Riuscire a capire quale forza animi ancora lo sguardo di un padre “costretto” a vedere per la prima volta la propria figlia sul letto di una corsia di ospedale ormai senza vita, è uno di quegli interrogativi destinato probabilmente a restare senza risposta. Almeno per chi guarda ai “numeri” degli sbarchi che interessano le nostre coste, ma poco o nulla sa di ciò che accade oltre quel molo. Una “barriera” che spesso divide chi arriva da chi già c’è. Lo sbarco dello scorso 26 ottobre ha fatto scivolare lungo la passerella della nave “Dattilo” sei bare, una delle quali piccolissima: piccola come i quindici mesi di Michael, figlia della giovane Happy e dell’altrettanto giovane marito Bright, entrambi nigeriani, giunti in Italia a distanza di un anno l’uno dall’altra e “costretti” a rivedersi non per iniziare una nuova vita insieme, ma per affrontare il dolore per la scomparsa di due figlie.
Oltre infatti ad aver perso Michael – i cui funerali, celebrati da sacerdoti africani in lingua inglese, si terranno questo pomeriggio alle 15.30 nella chiesa di Santa Maria del Gesù di Provinciale – scivolata dalle braccia di Happy proprio nel momento in cui quest’ultima stava per darla in salvo, la donna ha visto scomparire sotto il suo sguardo anche l’altra figlia, Lisa, di 10 anni, di cui purtroppo non è stata rinvenuto neanche il corpo. Ad essere sopravvissute al dramma della morte e della notte, quindi, solo Happy e la piccola Olivia, 7 anni, attualmente entrambe ospiti dello Sprar di Messina gestito dalla cooperativa “Senis Hospes”, sulla base di inserimenti gestiti dal Servizio centrale del Ministero dell’Interno. Quando le incontriamo, la piccola Olivia ha lo sguardo imbronciato perché i suoi stivaletti neri non sono della misura giusta. Ancora una volta, di fronte ad una scena del genere, viene da chiedersi come possa un genitore trovare la forza per mettere da parte il più profondo dei dolori, quello legato alla perdita di due figlie, e riuscire, con profonda dignità, a trovare la risposta giusta per esaudire il normale e naturale desiderio di una bimba: «Non preoccuparti, cambieremo la misura, stai tranquilla». Prima che il gommone a bordo del quale viaggiavano venisse intercettato dai mezzi della Guardia Costiera, Happy e le sue figlie hanno viaggiato in mare per due giorni. La decisione della donna di salpare dalla Libia nonostante il marito, Bright, partito un anno prima, le avesse detto di attendere nella speranza che lui stesso, una volta regolarizzata la sua posizione in Italia, potesse farla giungere in Europa in modo regolare, è stata il frutto della disperazione e della paura vissuta in territorio libico.

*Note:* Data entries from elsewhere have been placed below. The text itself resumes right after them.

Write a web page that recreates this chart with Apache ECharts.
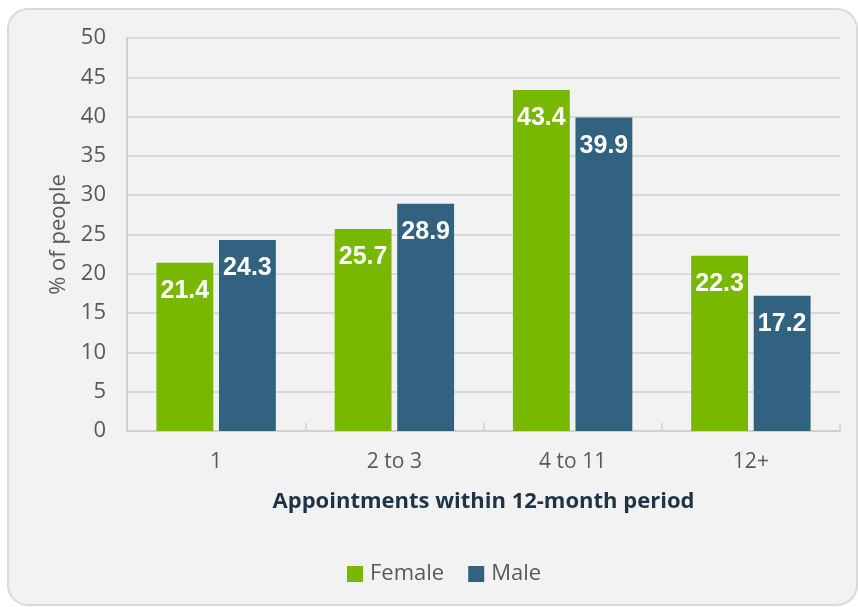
<!DOCTYPE html>
<html>
<head>
<meta charset="utf-8">
<script src="https://cdn.jsdelivr.net/npm/echarts@6/dist/echarts.min.js"></script>
<style>
html,body{margin:0;padding:0;background:#ffffff;}
#chart{width:858px;height:607px;}
</style>
</head>
<body>
<div id="chart"></div>
<script>
const categories = ['1', '2 to 3', '4 to 11', '12+'];
const femaleValues = [21.4, 25.7, 43.4, 22.3];
const maleValues = [24.3, 28.9, 39.9, 17.2];
const seriesNames = ['Female', 'Male'];
const xAxisTitle = 'Appointments within 12-month period';
const yAxisTitle = '% of people';

const chart = echarts.init(document.getElementById('chart'), null, {renderer: 'canvas'});
const labelStyle = {
  show: true,
  position: 'insideTop',
  distance: 16,
  color: '#ffffff',
  fontFamily: 'Liberation Sans, Arial, sans-serif',
  fontWeight: 'bold',
  fontSize: 25
};
chart.setOption({
  animation: false,
  graphic: [{
    type: 'rect',
    left: 7, top: 8,
    shape: {width: 849, height: 596, r: 20},
    style: {fill: '#f2f2f2', stroke: '#d9d9d9', lineWidth: 2},
    z: -10
  }],
  grid: {left: 127, right: 18, top: 38, bottom: 176},
  legend: {
    data: seriesNames,
    top: 558,
    left: 342,
    itemWidth: 16,
    itemHeight: 16,
    itemGap: 24,
    icon: 'rect',
    textStyle: {fontFamily: 'Open Sans, sans-serif', fontSize: 22, color: '#595959', padding: [0, 0, 0, 2]}
  },
  xAxis: {
    type: 'category',
    data: categories,
    name: xAxisTitle,
    nameLocation: 'middle',
    nameGap: 60,
    nameTextStyle: {fontFamily: 'Open Sans, sans-serif', fontWeight: 'bold', fontSize: 22, color: '#1f3347'},
    axisLine: {lineStyle: {color: '#d0d0d0', width: 2}},
    axisTick: {show: true, inside: true, length: 8, lineStyle: {color: '#d0d0d0', width: 1.5}},
    axisLabel: {fontFamily: 'Open Sans, sans-serif', fontSize: 21, color: '#595959', margin: 21}
  },
  yAxis: {
    type: 'value',
    min: 0, max: 50, interval: 5,
    name: yAxisTitle,
    nameLocation: 'middle',
    nameGap: 57,
    nameTextStyle: {fontFamily: 'Open Sans, sans-serif', fontSize: 22, color: '#595959'},
    axisLine: {show: true, lineStyle: {color: '#d0d0d0', width: 2}},
    axisTick: {show: false},
    splitLine: {lineStyle: {color: '#d9d9d9', width: 2}},
    axisLabel: {fontFamily: 'Open Sans, sans-serif', fontSize: 22, color: '#595959', margin: 21}
  },
  series: [
    {name: seriesNames[0], type: 'bar', data: femaleValues, barGap: '10%', barCategoryGap: '33%',
     itemStyle: {color: '#78b800'}, label: labelStyle},
    {name: seriesNames[1], type: 'bar', data: maleValues,
     itemStyle: {color: '#31627f'}, label: labelStyle}
  ]
});
</script>
</body>
</html>
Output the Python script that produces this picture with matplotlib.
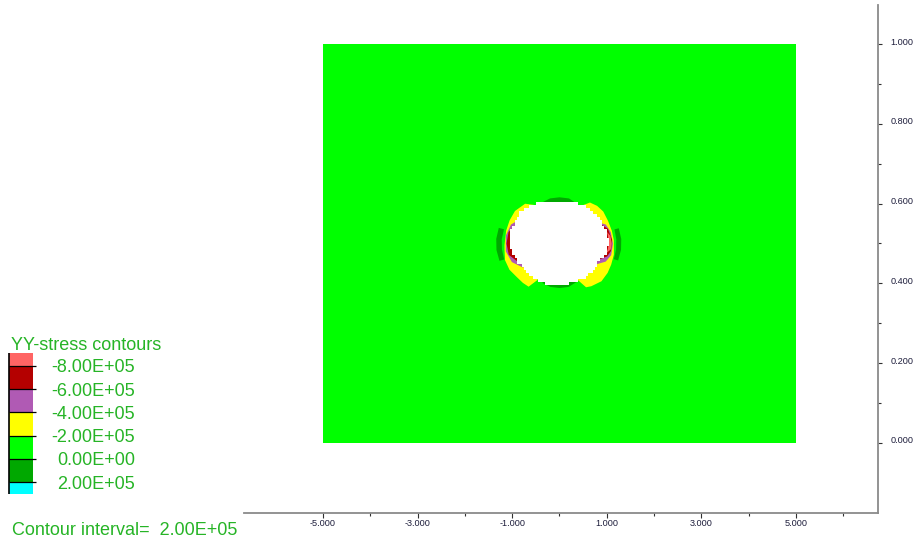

Dove lo stato di guerriglia e di inumana violenza non lascia tregua a chi lo attraversa.
«Non sapevo che Happy fosse giunta in Italia – racconta Bright, arrivato in città dal centro di accoglienza di Alessandria, dove è stato ospitato un anno fa e dove sta iniziando a lavorare come mediatore –, mi ha chiamato quando è arrivata a Messina». Il viaggio della famiglia è iniziata nel marzo del 2010 quando Bright, insegnante con laurea in scienze antropologiche, sposato con Happy, insegnante di scuola elementare, è scappato a causa di alcuni conflitti armati tra bande in cui è stato coinvolto. Da qui il trasferimento della famiglia in Ghana e il successivo spostamento in Libia dove la speranza di trovare una stabilità economica si scontra con il caos di un territorio martoriato. «È vero che mio marito mi aveva detto di non partire – spiega Happy – ma restare in Libia avrebbe significato morte, per me e le mie figlie. Di conseguenza ho deciso il nostro destino». Un destino che per Lisa e Michael ha trovato la parola fine nelle acque del Canale di Sicilia, ma che, così come avvenuto per il piccolo Ahmed, il bimbo siriano giunto morto a Messina durante uno degli sbarchi del luglio 2014, a cui è stato intitolato il Centro di primissima accoglienza ad alta specializzazione per Minori stranieri non accompagnati, Casa Ahmed, troverà spazio e memoria nel prossimo centro per minori stranieri non accompagnati che aprirà battenti a Messina.(r.m.)